OBJECTIVE:
Your task is to reproduce, verbatim and without pictures, the lines from the opening of the listing through the line containing "from matplotlib.path import Path".
[start]
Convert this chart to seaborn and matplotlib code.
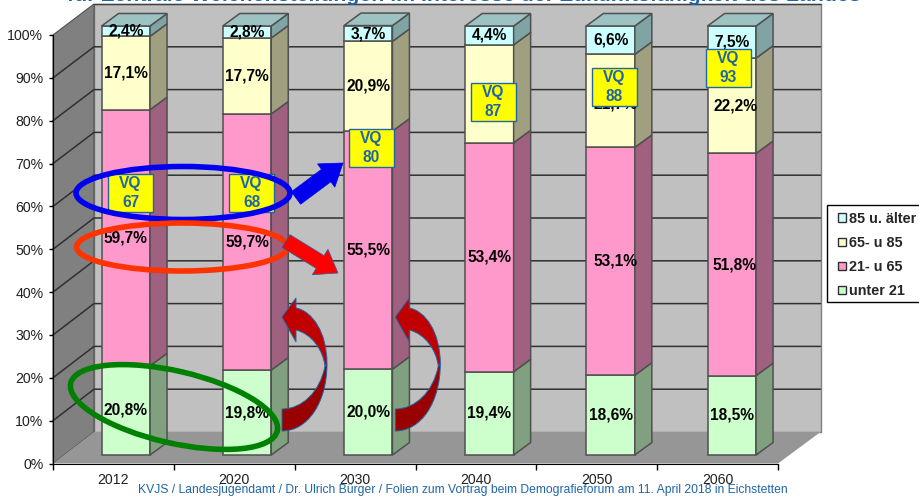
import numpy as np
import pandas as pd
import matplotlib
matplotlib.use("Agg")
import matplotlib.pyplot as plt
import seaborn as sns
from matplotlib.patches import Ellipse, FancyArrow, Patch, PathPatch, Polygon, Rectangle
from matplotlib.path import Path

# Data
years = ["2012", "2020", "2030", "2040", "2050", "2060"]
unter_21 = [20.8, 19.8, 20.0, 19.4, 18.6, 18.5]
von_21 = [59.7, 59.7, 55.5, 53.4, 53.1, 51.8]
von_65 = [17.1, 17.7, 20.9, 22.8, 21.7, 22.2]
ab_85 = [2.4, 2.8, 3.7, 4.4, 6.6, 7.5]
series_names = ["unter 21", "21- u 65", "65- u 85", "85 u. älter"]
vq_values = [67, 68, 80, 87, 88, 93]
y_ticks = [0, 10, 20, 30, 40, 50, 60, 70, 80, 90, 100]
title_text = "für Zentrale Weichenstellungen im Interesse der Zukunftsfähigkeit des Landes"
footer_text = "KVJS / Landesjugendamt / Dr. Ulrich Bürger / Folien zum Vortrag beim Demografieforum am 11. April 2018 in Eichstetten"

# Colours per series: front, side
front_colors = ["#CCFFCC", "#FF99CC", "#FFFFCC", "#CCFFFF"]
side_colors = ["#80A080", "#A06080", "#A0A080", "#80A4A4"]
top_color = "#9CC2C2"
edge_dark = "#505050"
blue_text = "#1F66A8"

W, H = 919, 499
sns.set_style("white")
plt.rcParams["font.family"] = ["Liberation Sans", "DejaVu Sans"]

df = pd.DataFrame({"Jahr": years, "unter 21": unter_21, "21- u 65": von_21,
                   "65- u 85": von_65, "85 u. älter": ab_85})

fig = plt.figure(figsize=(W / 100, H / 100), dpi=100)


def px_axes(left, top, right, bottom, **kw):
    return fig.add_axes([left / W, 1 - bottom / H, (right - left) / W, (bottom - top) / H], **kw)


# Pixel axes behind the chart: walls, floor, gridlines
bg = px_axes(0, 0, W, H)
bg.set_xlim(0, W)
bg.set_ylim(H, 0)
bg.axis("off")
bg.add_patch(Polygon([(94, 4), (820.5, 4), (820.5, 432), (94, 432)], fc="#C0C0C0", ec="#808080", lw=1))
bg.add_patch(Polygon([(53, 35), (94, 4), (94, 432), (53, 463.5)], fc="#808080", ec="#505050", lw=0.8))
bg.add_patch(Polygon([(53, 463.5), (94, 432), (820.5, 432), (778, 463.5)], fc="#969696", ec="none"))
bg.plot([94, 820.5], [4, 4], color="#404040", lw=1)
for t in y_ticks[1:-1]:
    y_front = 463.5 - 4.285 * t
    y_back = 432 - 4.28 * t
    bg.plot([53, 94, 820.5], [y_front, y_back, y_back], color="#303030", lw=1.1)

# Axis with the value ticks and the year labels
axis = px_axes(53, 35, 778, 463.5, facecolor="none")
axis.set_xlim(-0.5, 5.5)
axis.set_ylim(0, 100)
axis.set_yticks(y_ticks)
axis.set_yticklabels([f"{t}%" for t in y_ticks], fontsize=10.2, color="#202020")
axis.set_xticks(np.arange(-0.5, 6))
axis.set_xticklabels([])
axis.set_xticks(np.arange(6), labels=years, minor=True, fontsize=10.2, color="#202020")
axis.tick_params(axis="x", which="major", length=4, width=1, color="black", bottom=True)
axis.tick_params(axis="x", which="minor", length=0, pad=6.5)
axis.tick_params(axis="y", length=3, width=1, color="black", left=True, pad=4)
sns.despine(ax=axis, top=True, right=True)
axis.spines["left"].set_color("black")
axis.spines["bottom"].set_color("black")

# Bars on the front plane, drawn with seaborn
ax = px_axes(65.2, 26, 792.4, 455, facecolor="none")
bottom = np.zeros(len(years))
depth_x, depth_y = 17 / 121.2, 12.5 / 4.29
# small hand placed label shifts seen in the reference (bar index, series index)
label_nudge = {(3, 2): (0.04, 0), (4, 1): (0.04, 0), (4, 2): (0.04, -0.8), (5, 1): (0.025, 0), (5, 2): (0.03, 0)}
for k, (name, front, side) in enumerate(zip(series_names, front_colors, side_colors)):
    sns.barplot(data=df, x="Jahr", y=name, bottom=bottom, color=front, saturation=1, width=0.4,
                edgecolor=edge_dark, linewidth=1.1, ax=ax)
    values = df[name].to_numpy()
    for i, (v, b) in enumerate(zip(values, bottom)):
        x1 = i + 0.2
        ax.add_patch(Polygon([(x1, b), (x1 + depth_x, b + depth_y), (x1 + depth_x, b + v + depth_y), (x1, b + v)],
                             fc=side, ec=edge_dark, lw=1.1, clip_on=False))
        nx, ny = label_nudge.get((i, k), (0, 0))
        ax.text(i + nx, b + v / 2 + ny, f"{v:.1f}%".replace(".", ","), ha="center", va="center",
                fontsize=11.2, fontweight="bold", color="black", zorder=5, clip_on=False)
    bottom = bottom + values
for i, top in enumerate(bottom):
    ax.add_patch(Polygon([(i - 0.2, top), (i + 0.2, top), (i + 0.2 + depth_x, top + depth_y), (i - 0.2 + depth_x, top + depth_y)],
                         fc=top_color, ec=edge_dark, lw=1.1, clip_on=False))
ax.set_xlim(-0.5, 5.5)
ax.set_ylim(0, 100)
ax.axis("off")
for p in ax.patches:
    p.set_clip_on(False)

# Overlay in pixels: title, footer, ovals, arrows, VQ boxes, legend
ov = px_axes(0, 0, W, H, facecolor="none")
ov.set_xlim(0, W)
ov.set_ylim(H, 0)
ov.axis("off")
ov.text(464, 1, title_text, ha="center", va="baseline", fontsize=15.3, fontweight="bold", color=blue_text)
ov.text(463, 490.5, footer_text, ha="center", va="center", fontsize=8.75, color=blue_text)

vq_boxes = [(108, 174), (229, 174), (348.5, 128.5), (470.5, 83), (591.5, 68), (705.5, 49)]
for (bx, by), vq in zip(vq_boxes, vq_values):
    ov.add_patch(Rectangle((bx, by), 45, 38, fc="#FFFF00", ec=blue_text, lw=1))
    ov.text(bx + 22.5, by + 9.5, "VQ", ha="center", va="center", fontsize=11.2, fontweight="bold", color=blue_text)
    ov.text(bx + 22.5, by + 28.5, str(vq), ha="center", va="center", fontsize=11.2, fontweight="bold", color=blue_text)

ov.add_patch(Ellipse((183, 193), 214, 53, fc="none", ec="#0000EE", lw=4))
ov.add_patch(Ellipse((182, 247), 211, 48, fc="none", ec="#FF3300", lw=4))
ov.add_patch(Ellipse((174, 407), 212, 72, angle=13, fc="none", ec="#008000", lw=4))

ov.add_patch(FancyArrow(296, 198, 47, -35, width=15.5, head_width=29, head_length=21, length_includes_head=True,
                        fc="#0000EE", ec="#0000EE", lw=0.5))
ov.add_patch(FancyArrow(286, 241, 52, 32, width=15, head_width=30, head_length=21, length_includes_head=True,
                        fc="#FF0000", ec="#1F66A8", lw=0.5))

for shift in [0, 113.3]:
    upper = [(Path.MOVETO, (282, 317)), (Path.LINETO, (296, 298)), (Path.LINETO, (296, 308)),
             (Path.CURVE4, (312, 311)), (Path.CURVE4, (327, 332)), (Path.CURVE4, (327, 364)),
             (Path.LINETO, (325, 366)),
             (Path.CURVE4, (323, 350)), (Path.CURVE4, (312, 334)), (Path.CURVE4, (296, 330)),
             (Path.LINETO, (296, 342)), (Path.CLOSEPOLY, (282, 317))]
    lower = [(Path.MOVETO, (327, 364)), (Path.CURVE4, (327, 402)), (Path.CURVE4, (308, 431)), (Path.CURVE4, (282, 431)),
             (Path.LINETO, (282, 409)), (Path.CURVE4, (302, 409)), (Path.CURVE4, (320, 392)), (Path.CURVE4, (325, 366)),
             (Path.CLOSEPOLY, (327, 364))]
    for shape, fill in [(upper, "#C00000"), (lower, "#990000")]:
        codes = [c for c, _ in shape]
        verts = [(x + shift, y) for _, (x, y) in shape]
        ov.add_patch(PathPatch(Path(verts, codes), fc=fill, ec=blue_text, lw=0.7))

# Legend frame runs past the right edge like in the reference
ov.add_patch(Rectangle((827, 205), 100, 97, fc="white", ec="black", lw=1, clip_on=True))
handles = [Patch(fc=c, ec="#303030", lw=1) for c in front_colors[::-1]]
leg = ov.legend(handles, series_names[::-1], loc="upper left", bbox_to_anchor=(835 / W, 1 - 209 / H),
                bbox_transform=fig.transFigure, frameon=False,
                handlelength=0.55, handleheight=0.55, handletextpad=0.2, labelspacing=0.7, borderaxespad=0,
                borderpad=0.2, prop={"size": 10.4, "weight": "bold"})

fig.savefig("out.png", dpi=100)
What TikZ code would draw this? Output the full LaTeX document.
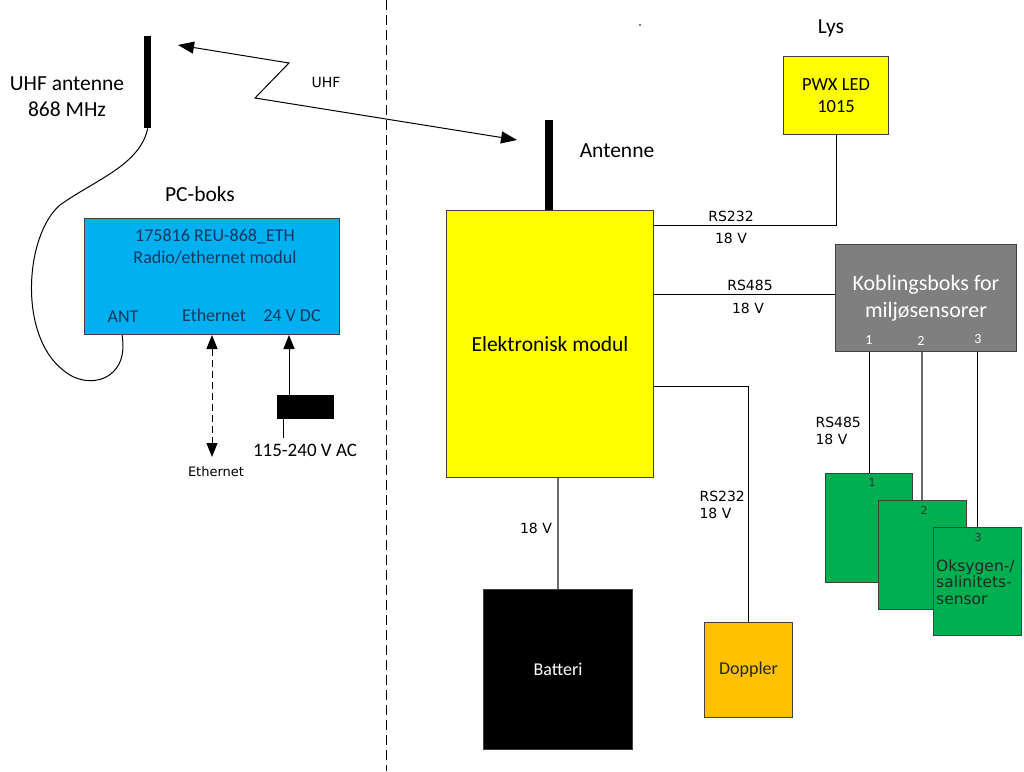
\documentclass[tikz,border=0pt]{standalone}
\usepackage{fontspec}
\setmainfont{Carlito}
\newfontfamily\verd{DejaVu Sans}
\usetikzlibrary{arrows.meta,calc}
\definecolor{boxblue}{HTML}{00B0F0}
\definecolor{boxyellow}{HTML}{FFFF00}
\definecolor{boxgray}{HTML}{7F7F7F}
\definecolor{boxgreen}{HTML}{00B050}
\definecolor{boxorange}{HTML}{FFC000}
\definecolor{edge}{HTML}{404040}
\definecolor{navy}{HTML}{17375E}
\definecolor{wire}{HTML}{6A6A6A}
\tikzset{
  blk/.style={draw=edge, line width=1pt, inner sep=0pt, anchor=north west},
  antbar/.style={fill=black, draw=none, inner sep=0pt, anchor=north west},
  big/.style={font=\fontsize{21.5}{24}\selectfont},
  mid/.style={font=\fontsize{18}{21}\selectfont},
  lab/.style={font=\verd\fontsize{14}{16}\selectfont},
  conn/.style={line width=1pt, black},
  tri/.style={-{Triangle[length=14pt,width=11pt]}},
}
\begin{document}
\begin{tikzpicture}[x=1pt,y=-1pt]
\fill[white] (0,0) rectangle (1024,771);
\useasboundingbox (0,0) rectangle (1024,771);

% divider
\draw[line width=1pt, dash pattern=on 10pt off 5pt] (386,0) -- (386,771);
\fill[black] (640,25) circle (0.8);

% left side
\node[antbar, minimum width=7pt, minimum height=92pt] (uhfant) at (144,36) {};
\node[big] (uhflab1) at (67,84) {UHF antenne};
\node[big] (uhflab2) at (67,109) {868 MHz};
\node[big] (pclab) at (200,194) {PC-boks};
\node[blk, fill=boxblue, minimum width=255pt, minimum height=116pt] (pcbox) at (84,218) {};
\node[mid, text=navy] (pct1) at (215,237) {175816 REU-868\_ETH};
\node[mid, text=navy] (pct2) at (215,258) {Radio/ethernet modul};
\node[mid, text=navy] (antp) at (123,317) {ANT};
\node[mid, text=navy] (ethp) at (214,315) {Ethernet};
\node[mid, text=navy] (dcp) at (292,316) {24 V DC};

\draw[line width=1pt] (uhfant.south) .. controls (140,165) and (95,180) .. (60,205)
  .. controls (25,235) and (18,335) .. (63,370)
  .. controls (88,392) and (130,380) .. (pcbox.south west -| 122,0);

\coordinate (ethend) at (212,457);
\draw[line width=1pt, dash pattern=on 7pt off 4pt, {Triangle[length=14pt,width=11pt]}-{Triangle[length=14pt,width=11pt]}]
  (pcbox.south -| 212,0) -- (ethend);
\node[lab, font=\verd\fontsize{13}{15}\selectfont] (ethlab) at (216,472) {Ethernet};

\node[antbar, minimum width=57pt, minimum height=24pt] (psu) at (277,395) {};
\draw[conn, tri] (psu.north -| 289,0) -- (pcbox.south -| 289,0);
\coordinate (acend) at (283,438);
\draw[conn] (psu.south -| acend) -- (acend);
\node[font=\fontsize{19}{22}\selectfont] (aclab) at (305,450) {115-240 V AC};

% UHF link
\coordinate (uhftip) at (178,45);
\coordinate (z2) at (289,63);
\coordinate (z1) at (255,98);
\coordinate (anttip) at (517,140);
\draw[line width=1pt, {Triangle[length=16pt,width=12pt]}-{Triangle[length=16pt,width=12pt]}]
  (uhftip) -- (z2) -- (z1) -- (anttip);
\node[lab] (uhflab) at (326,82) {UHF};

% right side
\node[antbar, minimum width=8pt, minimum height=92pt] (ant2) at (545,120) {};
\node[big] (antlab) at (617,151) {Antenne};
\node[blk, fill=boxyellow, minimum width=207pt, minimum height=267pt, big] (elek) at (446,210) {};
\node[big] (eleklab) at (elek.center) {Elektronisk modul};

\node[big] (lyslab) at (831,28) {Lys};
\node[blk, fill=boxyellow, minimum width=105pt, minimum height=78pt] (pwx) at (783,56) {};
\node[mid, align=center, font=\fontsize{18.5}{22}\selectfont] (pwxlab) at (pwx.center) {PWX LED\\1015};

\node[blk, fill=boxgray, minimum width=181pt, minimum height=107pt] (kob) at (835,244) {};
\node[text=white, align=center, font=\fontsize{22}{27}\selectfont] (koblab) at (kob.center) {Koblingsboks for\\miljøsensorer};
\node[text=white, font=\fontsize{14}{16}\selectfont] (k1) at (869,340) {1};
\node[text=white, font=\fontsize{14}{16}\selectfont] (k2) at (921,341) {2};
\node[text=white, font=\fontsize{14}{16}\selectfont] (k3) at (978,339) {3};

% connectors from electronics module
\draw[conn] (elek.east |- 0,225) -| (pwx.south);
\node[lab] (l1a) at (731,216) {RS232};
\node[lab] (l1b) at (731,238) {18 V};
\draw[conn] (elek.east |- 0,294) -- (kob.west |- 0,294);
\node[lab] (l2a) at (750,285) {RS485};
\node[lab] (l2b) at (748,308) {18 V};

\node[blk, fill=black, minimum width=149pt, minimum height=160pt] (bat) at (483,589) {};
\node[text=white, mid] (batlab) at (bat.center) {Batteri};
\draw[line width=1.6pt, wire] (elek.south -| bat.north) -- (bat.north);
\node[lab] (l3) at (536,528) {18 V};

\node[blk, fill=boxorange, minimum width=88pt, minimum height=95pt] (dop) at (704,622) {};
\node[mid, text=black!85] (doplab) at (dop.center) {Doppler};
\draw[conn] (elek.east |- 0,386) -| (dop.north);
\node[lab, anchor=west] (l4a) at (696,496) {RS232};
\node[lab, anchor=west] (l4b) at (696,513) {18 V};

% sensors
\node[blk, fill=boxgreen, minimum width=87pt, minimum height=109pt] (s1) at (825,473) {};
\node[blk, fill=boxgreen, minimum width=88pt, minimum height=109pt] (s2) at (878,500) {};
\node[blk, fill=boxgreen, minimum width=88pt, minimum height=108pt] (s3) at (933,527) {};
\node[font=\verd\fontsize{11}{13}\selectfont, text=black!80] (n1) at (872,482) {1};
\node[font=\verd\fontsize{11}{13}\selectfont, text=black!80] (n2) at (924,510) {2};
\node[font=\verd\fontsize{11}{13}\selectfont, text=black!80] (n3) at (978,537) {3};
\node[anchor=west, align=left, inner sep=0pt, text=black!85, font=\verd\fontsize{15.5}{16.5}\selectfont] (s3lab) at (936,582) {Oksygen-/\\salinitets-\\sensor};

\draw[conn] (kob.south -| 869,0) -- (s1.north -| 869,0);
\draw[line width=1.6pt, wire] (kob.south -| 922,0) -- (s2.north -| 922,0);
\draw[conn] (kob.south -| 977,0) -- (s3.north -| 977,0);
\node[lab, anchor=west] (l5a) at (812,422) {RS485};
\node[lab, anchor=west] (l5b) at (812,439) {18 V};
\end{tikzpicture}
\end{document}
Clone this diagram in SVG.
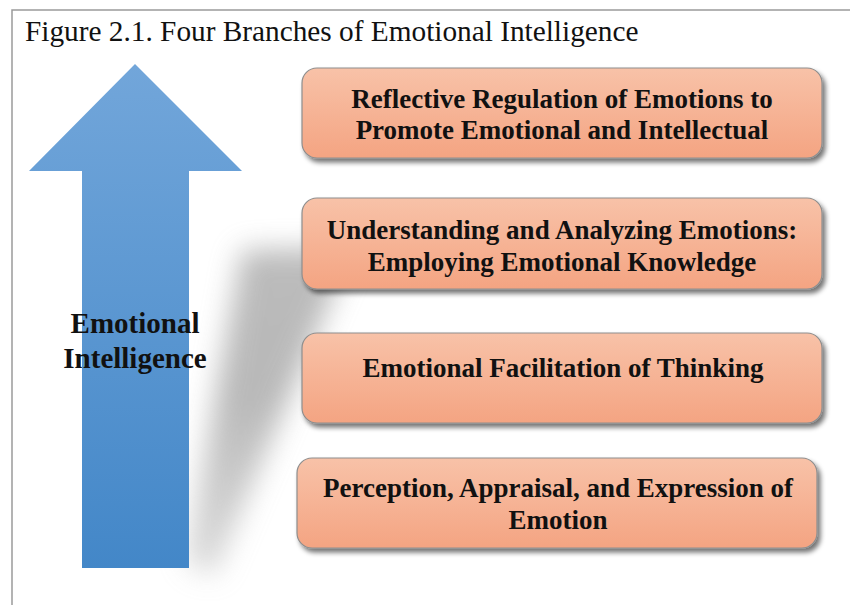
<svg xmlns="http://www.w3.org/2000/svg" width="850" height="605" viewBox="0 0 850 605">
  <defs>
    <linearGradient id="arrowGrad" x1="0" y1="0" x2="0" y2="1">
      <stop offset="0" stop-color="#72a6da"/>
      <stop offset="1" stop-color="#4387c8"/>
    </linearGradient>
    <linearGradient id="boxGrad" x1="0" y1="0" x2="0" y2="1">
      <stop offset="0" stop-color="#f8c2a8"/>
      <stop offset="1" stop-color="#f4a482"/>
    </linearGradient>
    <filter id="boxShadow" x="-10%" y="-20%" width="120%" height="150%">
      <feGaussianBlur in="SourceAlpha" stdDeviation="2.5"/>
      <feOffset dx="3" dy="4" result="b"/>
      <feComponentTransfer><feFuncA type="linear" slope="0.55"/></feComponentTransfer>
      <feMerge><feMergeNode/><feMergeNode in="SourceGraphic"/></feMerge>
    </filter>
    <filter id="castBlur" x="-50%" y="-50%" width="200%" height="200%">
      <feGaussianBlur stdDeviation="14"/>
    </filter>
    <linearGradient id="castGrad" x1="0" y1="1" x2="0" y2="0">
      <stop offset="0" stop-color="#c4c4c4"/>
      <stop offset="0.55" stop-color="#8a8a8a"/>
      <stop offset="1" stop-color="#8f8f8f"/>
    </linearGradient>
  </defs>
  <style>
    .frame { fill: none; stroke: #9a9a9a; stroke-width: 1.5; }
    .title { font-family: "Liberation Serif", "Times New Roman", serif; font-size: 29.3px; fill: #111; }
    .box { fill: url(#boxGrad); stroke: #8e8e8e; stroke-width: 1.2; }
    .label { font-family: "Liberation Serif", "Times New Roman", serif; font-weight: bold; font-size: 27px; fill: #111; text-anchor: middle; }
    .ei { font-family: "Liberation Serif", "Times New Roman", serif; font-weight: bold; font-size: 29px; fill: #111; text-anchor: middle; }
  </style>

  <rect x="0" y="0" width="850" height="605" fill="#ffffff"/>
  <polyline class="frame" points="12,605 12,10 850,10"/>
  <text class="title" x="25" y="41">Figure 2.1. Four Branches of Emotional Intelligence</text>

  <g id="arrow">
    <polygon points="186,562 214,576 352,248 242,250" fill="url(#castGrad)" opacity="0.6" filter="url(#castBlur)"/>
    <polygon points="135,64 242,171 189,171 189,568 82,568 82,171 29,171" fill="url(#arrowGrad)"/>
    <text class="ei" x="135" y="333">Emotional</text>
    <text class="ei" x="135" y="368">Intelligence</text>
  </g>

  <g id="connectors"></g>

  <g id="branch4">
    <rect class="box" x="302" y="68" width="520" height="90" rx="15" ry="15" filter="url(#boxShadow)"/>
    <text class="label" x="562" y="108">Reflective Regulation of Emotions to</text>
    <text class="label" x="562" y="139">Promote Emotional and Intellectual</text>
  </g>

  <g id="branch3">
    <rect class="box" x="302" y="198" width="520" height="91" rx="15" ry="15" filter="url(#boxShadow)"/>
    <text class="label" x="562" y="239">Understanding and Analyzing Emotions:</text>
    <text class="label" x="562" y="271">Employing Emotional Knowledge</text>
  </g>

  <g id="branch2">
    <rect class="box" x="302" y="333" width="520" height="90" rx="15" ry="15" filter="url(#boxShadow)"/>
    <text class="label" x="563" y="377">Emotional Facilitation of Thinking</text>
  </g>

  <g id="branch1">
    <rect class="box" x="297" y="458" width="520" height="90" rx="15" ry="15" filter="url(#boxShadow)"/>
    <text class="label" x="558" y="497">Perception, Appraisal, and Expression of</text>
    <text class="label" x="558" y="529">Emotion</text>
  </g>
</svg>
[end]
COMPLETE OUTPUT:
Convert this chart to seaborn and matplotlib code.
import numpy as np
import pandas as pd
import matplotlib
matplotlib.use("Agg")
import matplotlib.pyplot as plt
import seaborn as sns
from matplotlib.patches import Ellipse, FancyArrow, Patch, PathPatch, Polygon, Rectangle
from matplotlib.path import Path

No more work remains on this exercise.